Les résultats ont été tout simplement stupéfiants.

  1. La « falaise de précision » : Les modèles fonctionnaient bien sur les versions plus simples des casse-têtes. Mais à mesure que la complexité augmentait, leurs performances ne diminuaient pas progressivement ; elles s'effondraient, chutant de façon spectaculaire jusqu'à une précision de zéro.
  2. Une mise à l'échelle paradoxale : Chose encore plus étrange, face à des problèmes plus difficiles, les modèles utilisaient souvent moins d'étapes de calcul (ou « jetons de pensée »). C'était comme si, en reconnaissant un défi dépassant ses capacités, l'IA « abandonnait » tout simplement au lieu d'essayer plus fort.
  3. Trois régimes de performance : Les chercheurs ont identifié trois zones distinctes. À faible complexité, les LLM standards s'en sortaient parfois mieux. À complexité moyenne, les LRM spécialisés avaient l'avantage. Mais à haute complexité, tous les modèles sans exception ont complètement échoué.

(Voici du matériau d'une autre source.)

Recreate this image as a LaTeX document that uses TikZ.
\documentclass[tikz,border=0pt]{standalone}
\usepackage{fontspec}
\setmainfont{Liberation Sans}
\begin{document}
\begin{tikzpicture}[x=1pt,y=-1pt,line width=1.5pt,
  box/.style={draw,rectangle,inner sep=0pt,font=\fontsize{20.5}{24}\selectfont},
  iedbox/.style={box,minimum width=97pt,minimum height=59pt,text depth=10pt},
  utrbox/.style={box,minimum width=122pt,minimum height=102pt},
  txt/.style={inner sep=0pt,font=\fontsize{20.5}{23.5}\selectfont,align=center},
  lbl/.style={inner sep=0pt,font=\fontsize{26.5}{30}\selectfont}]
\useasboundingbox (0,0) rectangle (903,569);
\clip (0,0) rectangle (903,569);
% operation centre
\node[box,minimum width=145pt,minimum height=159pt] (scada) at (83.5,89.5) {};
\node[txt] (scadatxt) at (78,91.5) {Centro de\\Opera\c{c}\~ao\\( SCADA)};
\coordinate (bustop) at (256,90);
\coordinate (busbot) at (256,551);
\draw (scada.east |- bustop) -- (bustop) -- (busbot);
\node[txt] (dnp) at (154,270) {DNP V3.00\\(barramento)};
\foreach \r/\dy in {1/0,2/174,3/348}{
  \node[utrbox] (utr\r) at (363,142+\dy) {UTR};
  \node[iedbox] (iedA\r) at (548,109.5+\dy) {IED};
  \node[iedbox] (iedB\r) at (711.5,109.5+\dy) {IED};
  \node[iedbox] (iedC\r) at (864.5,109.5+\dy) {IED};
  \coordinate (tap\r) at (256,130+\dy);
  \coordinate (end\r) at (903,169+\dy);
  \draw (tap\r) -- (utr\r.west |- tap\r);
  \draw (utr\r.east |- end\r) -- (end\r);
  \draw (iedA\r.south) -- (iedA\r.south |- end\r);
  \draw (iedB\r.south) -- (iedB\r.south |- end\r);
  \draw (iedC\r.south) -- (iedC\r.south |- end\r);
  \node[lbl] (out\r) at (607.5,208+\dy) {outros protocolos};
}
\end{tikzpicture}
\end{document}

La conclusion des chercheurs était directe et percutante : ces modèles créent « l'illusion d'un raisonnement formel » mais effectuent en réalité une forme fragile de reconnaissance de motifs qui peut être déjouée par quelque chose d'aussi simple que de changer un nom dans un casse-tête.

Le débat et les motivations d'Apple

Naturellement, ces découvertes n'ont pas été sans contestation. La communauté scientifique s'est engagée dans un débat vigoureux. Certains critiques, comme Alex Lawsen dans une réponse intitulée « The Illusion of the Illusion of Thinking », ont soutenu que des défauts dans le protocole expérimental — comme l'utilisation de versions insolubles du problème du passage de la rivière ou des limites de jetons qui forçaient les modèles à abandonner — étaient en cause, et non une faille fondamentale des modèles eux-mêmes.

Ces échanges scientifiques sont sains et nécessaires. Mais il faut aussi considérer le contexte. Apple a joué le rattrapage dans la course à l'IA. Tandis que ses concurrents ont explosé grâce au boom de l'IA, Apple a procédé avec plus de prudence. Publier des recherches qui soulignent les faiblesses fondamentales de l'approche dominante actuelle pourrait être une manœuvre stratégique pour remodeler le discours, en arguant qu'une voie plus lente et plus réfléchie est plus sage que la philosophie actuelle du « la taille est tout ce dont tu as besoin ».

Ce que cela signifie pour l'avenir de l'IA

Les implications des recherches d'Apple sont profondes et nous obligent à affronter des questions inconfortables :

  • Un véritable raisonnement est-il possible ? Les architectures LLM actuelles sont-elles fondamentalement incapables d'atteindre un raisonnement vrai et généralisé, quelle que soit leur taille ?
  • La fin des lois d'échelle ? Cette recherche jette le doute sur la « loi d'échelle » dominante — l'idée que le simple fait d'ajouter plus de données et plus de puissance de calcul mènera inévitablement à une plus grande intelligence.
  • Un appel à l'innovation : Si les méthodes actuelles ont un plafond de verre, alors atteindre l'AGI pourrait nécessiter des innovations architecturales entièrement nouvelles, au-delà des modèles transformers qui alimentent l'IA d'aujourd'hui.

La recherche d'Apple ne prétend pas que l'IA est inutile ; sa puissance en tant qu'outil est indéniable. Cependant, elle offre un contre-discours sobre et fondé sur des preuves face à la hype incessante. Elle suggère que le chemin vers des machines vraiment intelligentes pourrait ne pas être une ligne droite ascendante, mais pourrait nous obliger à retourner à la planche à dessin.